幕が下りてもあまりの素晴らしさに続く拍手。だんだん手拍子に変わっていく。幕がまた上がる。繰り返すうちに3階席でも少しずつスタンディングオベイションになる。歓呼に応える玉三郎と鼓童のメンバー。玉三郎は常に鼓童のメンバーを気づかい、若手を花道に行かせたり、藤本吉利や小島千絵子を両脇に立たせて引き立たせている。この気持ちの通い合う関係の素晴らしさに惜しみのない拍手を送るしかない。何度も幕が上がり、玉三郎に促されてアンコール曲の太鼓の演奏が始まる。幕が下りてもまだ続く。また上がってアンコールでもう1曲。掛け声のように歌う歌だった。歌舞伎座いっぱいに響く歌声の力強さに満足して打ち出された。
玉三郎がアマテラスを演じながらも師匠が弟子の成長を確認できた慈愛に満ちた表情を垣間見せることも嬉しかった。こうして玉三郎が歌舞伎の世界を越えて彼の芸術の継承をする若手を育てていることが有難い。
玉三郎がどこまでいくのかをしっかりと見届けたいと、あらためて強く思った一日となった。
写真は、松竹の公式サイトより今回の公演のチラシ画像。
今日は職場で「ネパール音楽の夕べ」でした。終了後の懇親会で「アマテラス」のプログラムを見せて「鼓童=ジャパニーズ・ドラムス・グループ」を知っていますかと拙い英語で聞いたら「イエ~ス」とくいいるように観ていました。「タイコ」って言ってましたから、本当にタイコは国際的に通用する言葉になっているんですね。表紙はジャパニーズアクター玉三郎って言ったらそれも知っているって!世界の玉三郎、世界の鼓童なんだって実感しました。
公式サイトでも全体を見ていらっしゃるというか・・・食べるもの1つも気持ちに影響してくるようなことも書かれていました。

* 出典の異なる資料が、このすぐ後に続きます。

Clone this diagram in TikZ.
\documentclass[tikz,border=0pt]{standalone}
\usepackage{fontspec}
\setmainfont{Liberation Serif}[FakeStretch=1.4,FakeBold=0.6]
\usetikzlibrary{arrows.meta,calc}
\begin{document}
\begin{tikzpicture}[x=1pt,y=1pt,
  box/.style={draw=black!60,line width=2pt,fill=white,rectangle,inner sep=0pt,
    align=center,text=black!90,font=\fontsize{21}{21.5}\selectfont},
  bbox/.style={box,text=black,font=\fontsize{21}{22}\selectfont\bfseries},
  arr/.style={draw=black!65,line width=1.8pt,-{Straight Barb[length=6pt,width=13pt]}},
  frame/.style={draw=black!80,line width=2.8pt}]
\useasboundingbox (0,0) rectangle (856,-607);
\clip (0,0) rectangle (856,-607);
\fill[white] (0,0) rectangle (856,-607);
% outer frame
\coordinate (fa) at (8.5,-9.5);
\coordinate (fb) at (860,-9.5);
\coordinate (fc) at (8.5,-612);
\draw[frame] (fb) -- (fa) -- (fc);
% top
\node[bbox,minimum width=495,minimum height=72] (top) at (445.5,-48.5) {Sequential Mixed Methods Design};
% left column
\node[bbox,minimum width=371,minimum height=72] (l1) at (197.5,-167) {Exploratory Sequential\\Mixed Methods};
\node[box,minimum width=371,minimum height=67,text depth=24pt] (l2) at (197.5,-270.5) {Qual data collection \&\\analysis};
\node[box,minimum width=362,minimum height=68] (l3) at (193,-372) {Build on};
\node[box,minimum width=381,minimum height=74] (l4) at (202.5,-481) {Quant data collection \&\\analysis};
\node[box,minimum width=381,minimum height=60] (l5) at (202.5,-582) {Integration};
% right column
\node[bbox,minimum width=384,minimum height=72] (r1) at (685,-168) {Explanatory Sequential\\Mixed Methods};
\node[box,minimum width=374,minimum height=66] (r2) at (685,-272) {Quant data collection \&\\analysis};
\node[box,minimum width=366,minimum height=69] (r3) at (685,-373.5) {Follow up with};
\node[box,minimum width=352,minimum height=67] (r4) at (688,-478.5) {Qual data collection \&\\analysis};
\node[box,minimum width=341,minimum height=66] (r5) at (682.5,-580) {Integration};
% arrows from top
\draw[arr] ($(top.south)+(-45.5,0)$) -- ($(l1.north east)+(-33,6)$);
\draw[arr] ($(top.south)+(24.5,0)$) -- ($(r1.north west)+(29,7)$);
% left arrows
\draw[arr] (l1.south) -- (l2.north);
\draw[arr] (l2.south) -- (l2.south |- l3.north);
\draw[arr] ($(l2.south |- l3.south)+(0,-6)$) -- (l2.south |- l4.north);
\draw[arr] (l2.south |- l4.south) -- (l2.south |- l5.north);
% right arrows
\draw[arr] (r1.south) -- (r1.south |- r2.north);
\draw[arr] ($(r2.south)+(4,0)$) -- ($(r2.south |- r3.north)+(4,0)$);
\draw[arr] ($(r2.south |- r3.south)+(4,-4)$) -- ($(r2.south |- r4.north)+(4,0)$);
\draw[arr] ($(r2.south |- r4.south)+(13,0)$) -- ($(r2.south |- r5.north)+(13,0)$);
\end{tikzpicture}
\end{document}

名前が変わらずずっと玉三郎のままでいてほしいと思ったりしています。
TBをうちました。
昨日、職場で「ネパール音楽の夕べ」があったんですが、懇親会で鼓童と玉三郎丈の両方をネパールの方は存じてました。世界に轟いた「玉三郎」の名前は変えずにずっといかれるのだと私は思っています。守田勘也の名前は玉三郎丈のお眼鏡にかなった立役さんに襲名させるようにだけされればいいんじゃないかなぁと勝手にこれも思ってます。私は勝手に将来の襲名をイメージしては喜ぶ奇癖を持っているのです(笑)
玉三郎丈は大自然と人間の関係を五体全部でとらえられて、ご自分で発信されている方だと思っています。だからアマテラスそのものに見えました。
★六条亭さま
太鼓の素晴らしさに目覚めてしまった舞台となりました(^^ゞ
初演からの進化をしっかり見ていらっしゃる六条亭さんのレポは大変に有難いです。玉三郎さんと鼓童のコラボの継続、私も大賛成です。
そうだ、この舞台も歌舞伎座建替え中にパリオペラ座に持っていくというのはどうでしょうか?そうそう、絶対オペラ座ですよ。團十郎丈の次は玉三郎丈にあのガルニエの舞台に立っていただきたいです!!
私も玉三郎は別格で名前もこのままかなと思っています。勘也の名跡はその通りですね。
「源氏物語」「ミュージカル人生」2本のTBを有難うございました。ご紹介されていた太陽の『歌舞伎源氏物語』、古本屋で買いました。明石以降の再演の時しか観ていないので玉三郎丈の藤壺を観ていないのです。続けてDVDとか出してくれないかしら。